- _Challenge_
Which lines hold the word "this"? Show each of them.

- _Extracted data_
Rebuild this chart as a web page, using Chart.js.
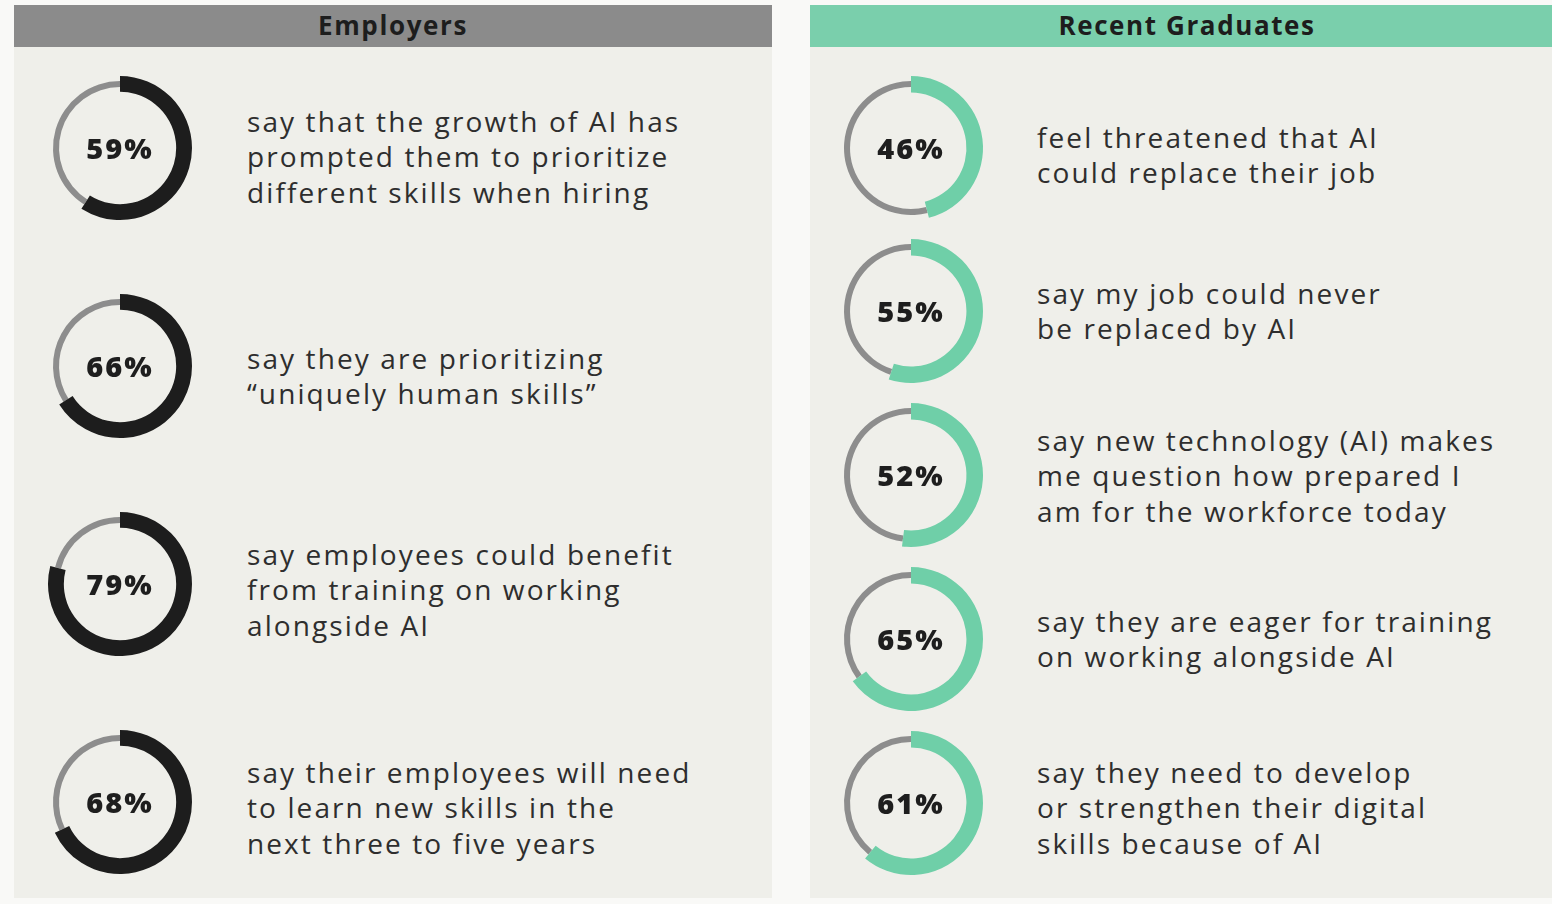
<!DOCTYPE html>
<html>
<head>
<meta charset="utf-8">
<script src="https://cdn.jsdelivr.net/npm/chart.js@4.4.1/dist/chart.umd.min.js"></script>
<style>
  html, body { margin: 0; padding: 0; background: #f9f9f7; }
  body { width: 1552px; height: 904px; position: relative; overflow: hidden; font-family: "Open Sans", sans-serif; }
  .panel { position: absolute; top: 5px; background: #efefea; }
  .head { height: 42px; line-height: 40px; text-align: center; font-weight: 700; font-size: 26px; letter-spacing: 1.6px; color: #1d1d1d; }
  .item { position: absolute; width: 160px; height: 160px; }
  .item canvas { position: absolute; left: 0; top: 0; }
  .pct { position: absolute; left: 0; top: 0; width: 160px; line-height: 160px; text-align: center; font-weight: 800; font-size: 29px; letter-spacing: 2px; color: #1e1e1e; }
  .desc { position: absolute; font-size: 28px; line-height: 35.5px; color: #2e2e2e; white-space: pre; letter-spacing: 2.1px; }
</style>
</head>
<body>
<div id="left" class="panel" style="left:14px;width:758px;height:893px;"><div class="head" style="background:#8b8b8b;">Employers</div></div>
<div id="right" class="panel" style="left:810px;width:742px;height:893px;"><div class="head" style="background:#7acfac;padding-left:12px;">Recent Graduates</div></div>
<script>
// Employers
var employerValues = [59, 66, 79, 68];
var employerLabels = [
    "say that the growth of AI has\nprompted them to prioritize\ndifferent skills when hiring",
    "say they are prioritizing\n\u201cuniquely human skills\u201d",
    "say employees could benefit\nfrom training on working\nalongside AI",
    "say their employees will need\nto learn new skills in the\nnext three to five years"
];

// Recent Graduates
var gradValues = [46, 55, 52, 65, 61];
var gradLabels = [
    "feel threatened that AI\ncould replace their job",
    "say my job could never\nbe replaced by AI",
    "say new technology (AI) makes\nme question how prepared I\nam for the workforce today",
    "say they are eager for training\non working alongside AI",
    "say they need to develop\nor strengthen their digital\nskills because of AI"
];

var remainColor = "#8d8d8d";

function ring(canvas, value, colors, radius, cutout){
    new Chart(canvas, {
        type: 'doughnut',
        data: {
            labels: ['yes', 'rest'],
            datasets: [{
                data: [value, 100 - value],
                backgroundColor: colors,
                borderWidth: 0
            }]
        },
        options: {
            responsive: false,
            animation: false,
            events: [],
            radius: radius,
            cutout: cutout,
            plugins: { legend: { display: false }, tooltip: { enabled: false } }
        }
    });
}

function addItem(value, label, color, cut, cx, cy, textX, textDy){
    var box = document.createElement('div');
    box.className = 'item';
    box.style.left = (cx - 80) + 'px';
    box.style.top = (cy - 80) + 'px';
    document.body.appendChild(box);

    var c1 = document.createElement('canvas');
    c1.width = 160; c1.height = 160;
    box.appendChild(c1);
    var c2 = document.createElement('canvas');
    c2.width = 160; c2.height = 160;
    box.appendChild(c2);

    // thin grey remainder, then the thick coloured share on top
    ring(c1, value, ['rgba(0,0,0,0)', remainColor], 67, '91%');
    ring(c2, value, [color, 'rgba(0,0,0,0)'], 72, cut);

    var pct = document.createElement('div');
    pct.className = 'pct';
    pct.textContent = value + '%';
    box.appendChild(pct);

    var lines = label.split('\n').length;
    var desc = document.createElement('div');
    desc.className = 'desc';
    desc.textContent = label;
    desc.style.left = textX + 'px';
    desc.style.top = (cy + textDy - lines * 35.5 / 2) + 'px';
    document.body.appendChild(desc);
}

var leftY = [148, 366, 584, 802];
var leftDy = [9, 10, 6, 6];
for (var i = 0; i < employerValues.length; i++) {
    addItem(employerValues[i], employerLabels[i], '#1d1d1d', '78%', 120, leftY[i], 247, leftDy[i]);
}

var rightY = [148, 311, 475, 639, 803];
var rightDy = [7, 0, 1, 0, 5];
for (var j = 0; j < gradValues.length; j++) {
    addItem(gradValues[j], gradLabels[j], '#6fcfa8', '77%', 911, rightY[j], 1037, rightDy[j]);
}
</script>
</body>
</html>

...

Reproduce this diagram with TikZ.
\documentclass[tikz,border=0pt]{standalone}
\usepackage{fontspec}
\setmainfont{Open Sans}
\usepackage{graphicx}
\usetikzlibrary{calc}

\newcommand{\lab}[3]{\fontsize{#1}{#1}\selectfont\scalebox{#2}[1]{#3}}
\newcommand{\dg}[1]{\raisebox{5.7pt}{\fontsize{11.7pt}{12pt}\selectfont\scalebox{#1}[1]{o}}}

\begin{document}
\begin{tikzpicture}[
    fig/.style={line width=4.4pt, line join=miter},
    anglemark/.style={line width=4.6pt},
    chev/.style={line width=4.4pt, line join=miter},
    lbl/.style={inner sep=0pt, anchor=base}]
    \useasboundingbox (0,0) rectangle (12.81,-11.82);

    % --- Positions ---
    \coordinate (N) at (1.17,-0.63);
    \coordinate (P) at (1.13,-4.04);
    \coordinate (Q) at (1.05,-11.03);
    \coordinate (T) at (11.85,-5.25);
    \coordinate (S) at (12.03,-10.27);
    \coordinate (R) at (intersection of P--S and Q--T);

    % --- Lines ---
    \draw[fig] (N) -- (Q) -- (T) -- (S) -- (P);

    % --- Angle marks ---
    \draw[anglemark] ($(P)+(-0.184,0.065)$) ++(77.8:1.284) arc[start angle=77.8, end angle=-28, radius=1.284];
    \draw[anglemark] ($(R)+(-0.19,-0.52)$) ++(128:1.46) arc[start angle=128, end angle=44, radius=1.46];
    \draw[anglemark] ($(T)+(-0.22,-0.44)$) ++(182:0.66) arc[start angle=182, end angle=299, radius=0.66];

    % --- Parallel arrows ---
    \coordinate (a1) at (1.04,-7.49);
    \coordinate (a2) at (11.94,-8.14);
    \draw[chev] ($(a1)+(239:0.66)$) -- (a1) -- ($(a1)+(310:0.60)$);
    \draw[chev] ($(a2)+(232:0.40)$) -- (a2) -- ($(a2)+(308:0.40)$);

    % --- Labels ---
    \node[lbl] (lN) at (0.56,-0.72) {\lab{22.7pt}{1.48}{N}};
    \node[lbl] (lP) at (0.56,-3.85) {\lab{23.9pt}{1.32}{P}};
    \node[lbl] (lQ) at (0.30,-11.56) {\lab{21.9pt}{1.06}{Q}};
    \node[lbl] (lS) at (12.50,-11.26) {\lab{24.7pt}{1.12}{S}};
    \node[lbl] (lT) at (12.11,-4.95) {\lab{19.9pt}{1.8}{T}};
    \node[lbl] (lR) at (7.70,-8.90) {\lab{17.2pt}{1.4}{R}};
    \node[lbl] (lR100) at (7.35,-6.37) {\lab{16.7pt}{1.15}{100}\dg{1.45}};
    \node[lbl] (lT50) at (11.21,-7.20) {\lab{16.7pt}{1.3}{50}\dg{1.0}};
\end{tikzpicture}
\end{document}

- _Exercise output_
Rebuild this chart as a web page, using Chart.js.
Reproduce this diagram with TikZ.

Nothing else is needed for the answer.